For more troubleshooting ideas, please see the forum over at My-Symbian.com where the plugin was originally posted.

    Other useful tools to make the P990i more Mac friendly

  • USB File mode enabler
  • This little kernel-patch enables you to use the USB cable to connect your P990i to your Mac. Previously I was forced to either use bluetooth or a Memory Stick-reader to transfer data to the P990i. With this nifty tool you are not only able to access the files on the Memory Stick, but the cable also charges the phone.

  • iTunesMyWalkman
  • iTunesMyWalkman is a really nifty tool that works well with the USB enabler mentioned above. The software enables you to easily sync both photos and music to your phone. It also comes with some handy Apple Scripts that you can access from inside iTunes to make your phone act almost like an iPod.

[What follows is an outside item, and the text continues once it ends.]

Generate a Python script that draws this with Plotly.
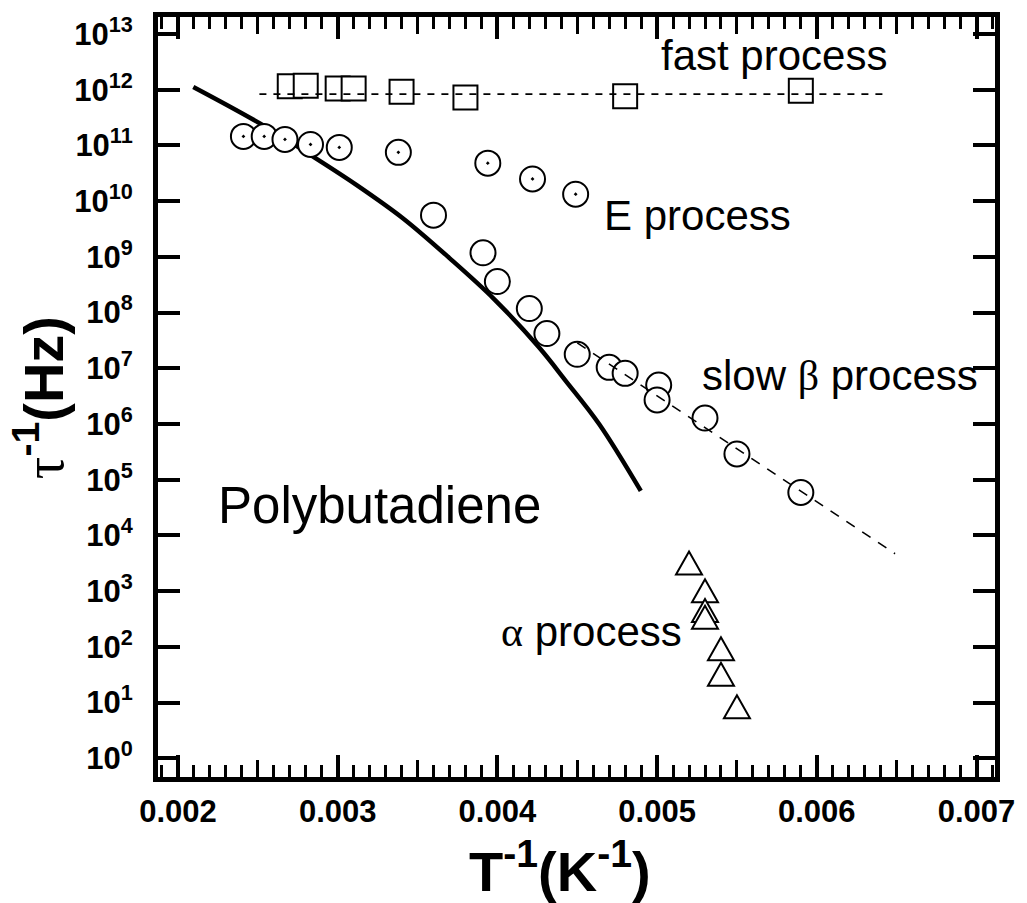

That’s it. Hopefully this article is enough to help making your P990i more Mac friendly. Welcome to the world of synchronized data =)

As a side note I should probably mention that the guide above should be enough to get the m600, P1 and the w950 to get up running with iSync. The only difference (as far as I know) is that you use this plugin for the m600, this plugin for the w950 and this plugin for the P1.

Update: I guess I underestimated Sony Ericsson. As it turns out, the patch/driver mentioned in the article actually turns out to be made by Sony Ericsson (and only leaked, and possibly modified by ‘mate’). Sony Ericsson has now released the driver, which can be found here. The official download offers a new version which is also more stable.